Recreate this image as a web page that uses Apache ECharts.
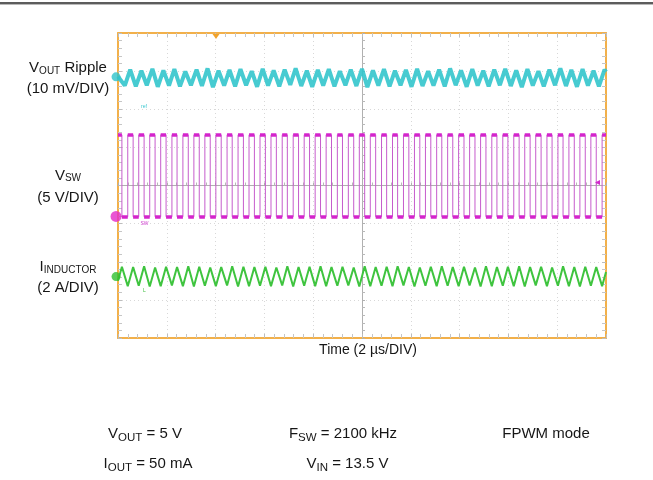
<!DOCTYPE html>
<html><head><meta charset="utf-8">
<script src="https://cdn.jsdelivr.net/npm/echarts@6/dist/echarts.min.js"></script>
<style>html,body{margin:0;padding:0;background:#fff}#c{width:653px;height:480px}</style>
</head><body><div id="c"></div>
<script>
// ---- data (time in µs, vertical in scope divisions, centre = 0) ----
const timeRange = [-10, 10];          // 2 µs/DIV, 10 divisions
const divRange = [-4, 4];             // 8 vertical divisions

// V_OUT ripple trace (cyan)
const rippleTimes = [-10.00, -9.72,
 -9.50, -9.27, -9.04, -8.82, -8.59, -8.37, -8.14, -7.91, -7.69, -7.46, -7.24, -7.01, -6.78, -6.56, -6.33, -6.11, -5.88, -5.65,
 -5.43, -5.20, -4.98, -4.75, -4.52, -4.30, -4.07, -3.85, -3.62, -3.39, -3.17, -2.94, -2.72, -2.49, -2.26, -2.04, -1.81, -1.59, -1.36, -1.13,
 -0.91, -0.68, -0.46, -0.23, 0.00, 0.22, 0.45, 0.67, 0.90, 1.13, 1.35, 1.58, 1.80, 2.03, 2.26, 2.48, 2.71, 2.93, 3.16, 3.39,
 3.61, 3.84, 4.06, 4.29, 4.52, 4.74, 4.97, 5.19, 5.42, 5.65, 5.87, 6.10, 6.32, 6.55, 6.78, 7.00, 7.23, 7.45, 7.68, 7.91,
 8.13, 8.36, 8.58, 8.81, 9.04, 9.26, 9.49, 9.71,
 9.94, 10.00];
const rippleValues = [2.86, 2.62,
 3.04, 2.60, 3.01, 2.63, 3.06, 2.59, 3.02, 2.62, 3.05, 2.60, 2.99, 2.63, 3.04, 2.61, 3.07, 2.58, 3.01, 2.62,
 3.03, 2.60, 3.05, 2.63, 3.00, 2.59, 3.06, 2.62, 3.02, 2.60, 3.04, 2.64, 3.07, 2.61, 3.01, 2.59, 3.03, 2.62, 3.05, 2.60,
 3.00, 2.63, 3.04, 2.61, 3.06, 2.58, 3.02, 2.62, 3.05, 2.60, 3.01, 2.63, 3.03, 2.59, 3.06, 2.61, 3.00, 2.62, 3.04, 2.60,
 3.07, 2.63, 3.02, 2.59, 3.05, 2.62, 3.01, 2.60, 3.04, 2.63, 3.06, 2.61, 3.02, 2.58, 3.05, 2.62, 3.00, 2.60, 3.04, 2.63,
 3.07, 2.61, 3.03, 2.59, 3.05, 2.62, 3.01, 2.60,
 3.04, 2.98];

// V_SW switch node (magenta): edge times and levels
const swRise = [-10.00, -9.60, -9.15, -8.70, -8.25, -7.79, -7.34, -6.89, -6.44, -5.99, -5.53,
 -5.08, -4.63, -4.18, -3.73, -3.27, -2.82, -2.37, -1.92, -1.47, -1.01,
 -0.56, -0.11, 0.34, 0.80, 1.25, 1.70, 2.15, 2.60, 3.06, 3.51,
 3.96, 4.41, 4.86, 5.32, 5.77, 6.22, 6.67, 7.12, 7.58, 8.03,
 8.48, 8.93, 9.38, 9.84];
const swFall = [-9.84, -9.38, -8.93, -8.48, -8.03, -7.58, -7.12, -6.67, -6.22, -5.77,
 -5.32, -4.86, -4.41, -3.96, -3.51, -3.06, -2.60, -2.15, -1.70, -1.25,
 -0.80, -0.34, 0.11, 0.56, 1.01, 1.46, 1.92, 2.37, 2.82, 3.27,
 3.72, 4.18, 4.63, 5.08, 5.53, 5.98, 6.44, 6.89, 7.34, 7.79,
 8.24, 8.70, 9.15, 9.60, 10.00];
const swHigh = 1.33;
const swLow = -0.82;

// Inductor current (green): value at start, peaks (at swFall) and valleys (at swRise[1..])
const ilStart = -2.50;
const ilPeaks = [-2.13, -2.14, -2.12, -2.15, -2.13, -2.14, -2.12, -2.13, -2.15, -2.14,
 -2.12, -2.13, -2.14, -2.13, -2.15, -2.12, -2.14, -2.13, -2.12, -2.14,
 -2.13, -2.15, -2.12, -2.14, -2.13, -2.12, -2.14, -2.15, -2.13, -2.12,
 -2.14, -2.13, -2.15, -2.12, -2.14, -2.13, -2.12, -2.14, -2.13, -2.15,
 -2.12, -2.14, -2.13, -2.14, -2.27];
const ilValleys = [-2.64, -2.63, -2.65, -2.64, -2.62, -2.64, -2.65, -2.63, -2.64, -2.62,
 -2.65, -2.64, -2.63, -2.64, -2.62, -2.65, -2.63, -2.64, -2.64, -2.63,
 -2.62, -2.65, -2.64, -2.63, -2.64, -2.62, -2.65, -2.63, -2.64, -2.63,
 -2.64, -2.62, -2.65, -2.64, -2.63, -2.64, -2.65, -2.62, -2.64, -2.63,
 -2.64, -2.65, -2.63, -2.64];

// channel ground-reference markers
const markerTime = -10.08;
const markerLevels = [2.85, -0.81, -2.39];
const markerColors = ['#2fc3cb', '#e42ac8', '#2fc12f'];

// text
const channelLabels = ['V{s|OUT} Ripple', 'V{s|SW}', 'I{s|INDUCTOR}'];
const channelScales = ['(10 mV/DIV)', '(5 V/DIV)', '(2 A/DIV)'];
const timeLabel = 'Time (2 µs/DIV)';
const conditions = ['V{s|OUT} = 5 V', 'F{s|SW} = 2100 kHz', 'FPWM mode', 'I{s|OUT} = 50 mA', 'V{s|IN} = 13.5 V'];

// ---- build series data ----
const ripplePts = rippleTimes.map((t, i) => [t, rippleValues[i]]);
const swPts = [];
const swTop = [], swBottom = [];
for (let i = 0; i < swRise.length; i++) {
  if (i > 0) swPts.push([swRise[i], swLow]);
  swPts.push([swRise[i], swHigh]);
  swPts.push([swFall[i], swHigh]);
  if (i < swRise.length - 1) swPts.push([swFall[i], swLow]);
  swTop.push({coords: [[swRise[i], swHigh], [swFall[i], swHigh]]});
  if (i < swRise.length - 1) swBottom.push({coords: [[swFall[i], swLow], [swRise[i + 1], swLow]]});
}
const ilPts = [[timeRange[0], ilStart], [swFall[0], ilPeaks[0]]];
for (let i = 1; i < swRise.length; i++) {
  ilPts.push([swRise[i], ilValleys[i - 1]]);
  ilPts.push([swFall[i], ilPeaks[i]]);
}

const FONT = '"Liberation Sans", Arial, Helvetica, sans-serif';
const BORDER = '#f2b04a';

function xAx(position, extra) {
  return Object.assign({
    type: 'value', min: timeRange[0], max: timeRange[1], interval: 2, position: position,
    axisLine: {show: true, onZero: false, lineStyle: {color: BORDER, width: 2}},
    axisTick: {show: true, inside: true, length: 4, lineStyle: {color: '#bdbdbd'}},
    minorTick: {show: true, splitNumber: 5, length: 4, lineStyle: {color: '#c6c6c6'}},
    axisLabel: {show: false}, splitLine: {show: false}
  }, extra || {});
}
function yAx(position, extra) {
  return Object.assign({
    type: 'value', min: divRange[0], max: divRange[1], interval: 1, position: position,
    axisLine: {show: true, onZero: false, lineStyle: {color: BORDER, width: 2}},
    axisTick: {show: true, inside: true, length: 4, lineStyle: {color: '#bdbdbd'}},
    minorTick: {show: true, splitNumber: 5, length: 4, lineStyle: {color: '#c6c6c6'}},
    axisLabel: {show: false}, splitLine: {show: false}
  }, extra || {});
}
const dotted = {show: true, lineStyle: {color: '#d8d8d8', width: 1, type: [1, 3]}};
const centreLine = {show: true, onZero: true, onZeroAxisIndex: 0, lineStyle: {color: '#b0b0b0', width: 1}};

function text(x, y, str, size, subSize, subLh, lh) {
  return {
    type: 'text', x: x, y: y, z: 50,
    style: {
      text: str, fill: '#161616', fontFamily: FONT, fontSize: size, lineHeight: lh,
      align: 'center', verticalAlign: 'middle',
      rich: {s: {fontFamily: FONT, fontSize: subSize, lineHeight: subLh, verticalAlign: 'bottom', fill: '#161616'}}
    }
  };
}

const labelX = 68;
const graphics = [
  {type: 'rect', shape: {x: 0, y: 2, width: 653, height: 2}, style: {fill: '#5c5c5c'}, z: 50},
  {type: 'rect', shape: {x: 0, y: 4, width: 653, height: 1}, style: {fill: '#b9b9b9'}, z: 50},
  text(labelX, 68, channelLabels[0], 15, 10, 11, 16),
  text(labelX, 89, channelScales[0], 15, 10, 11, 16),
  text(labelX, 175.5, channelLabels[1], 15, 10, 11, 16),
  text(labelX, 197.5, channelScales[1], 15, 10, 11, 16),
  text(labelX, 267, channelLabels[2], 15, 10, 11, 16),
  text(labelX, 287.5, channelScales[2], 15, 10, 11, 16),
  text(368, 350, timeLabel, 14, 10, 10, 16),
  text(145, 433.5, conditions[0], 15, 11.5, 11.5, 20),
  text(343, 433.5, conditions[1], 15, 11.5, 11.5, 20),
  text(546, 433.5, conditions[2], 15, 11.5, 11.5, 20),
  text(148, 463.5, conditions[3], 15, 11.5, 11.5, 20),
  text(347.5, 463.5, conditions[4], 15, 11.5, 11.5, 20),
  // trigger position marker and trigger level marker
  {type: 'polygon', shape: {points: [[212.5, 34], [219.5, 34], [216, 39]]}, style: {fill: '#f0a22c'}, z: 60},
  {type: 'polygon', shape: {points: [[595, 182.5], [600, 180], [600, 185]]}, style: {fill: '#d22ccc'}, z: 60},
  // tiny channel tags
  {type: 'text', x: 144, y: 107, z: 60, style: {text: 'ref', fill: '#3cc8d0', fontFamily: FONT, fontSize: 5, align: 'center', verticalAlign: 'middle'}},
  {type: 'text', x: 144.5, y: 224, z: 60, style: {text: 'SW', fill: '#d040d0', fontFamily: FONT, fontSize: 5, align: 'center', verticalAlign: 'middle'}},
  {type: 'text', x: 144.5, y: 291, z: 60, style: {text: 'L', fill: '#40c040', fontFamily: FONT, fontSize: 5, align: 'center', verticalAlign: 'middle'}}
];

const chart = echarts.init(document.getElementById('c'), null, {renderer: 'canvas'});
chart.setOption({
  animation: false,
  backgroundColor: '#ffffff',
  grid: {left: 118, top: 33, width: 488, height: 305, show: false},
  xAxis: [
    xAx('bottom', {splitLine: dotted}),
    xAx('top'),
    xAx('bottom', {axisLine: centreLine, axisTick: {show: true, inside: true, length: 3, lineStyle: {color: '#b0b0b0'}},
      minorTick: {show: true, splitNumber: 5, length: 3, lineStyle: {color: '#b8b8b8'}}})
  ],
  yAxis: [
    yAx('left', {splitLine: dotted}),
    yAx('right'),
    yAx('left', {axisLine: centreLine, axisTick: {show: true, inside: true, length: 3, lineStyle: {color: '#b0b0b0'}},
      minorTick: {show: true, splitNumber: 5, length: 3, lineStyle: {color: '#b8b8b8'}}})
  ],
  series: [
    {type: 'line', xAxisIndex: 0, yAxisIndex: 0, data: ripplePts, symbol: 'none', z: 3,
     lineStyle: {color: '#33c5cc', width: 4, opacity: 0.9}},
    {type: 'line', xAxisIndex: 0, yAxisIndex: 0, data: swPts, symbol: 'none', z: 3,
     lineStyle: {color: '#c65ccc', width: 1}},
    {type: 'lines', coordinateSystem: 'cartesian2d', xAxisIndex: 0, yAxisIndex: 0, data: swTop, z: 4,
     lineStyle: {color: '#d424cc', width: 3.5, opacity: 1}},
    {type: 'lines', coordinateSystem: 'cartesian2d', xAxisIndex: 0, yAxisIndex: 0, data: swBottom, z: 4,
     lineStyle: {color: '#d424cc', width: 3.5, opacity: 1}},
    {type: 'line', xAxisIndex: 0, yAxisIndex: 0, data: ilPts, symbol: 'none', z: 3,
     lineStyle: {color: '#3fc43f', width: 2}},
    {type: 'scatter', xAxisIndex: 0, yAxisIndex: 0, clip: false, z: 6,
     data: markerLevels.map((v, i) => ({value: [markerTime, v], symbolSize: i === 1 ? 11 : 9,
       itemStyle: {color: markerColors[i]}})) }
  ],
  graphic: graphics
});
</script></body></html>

» **JOB**: Leave out the pictures. Transcribe only the lines above, from the first through the one that contains "3.04, 2.98];".

» **RESPONSE FOR THIS EXERCISE**:
Recreate this image as a web page that uses Apache ECharts.
<!DOCTYPE html>
<html><head><meta charset="utf-8">
<script src="https://cdn.jsdelivr.net/npm/echarts@6/dist/echarts.min.js"></script>
<style>html,body{margin:0;padding:0;background:#fff}#c{width:653px;height:480px}</style>
</head><body><div id="c"></div>
<script>
// ---- data (time in µs, vertical in scope divisions, centre = 0) ----
const timeRange = [-10, 10];          // 2 µs/DIV, 10 divisions
const divRange = [-4, 4];             // 8 vertical divisions

// V_OUT ripple trace (cyan)
const rippleTimes = [-10.00, -9.72,
 -9.50, -9.27, -9.04, -8.82, -8.59, -8.37, -8.14, -7.91, -7.69, -7.46, -7.24, -7.01, -6.78, -6.56, -6.33, -6.11, -5.88, -5.65,
 -5.43, -5.20, -4.98, -4.75, -4.52, -4.30, -4.07, -3.85, -3.62, -3.39, -3.17, -2.94, -2.72, -2.49, -2.26, -2.04, -1.81, -1.59, -1.36, -1.13,
 -0.91, -0.68, -0.46, -0.23, 0.00, 0.22, 0.45, 0.67, 0.90, 1.13, 1.35, 1.58, 1.80, 2.03, 2.26, 2.48, 2.71, 2.93, 3.16, 3.39,
 3.61, 3.84, 4.06, 4.29, 4.52, 4.74, 4.97, 5.19, 5.42, 5.65, 5.87, 6.10, 6.32, 6.55, 6.78, 7.00, 7.23, 7.45, 7.68, 7.91,
 8.13, 8.36, 8.58, 8.81, 9.04, 9.26, 9.49, 9.71,
 9.94, 10.00];
const rippleValues = [2.86, 2.62,
 3.04, 2.60, 3.01, 2.63, 3.06, 2.59, 3.02, 2.62, 3.05, 2.60, 2.99, 2.63, 3.04, 2.61, 3.07, 2.58, 3.01, 2.62,
 3.03, 2.60, 3.05, 2.63, 3.00, 2.59, 3.06, 2.62, 3.02, 2.60, 3.04, 2.64, 3.07, 2.61, 3.01, 2.59, 3.03, 2.62, 3.05, 2.60,
 3.00, 2.63, 3.04, 2.61, 3.06, 2.58, 3.02, 2.62, 3.05, 2.60, 3.01, 2.63, 3.03, 2.59, 3.06, 2.61, 3.00, 2.62, 3.04, 2.60,
 3.07, 2.63, 3.02, 2.59, 3.05, 2.62, 3.01, 2.60, 3.04, 2.63, 3.06, 2.61, 3.02, 2.58, 3.05, 2.62, 3.00, 2.60, 3.04, 2.63,
 3.07, 2.61, 3.03, 2.59, 3.05, 2.62, 3.01, 2.60,
 3.04, 2.98];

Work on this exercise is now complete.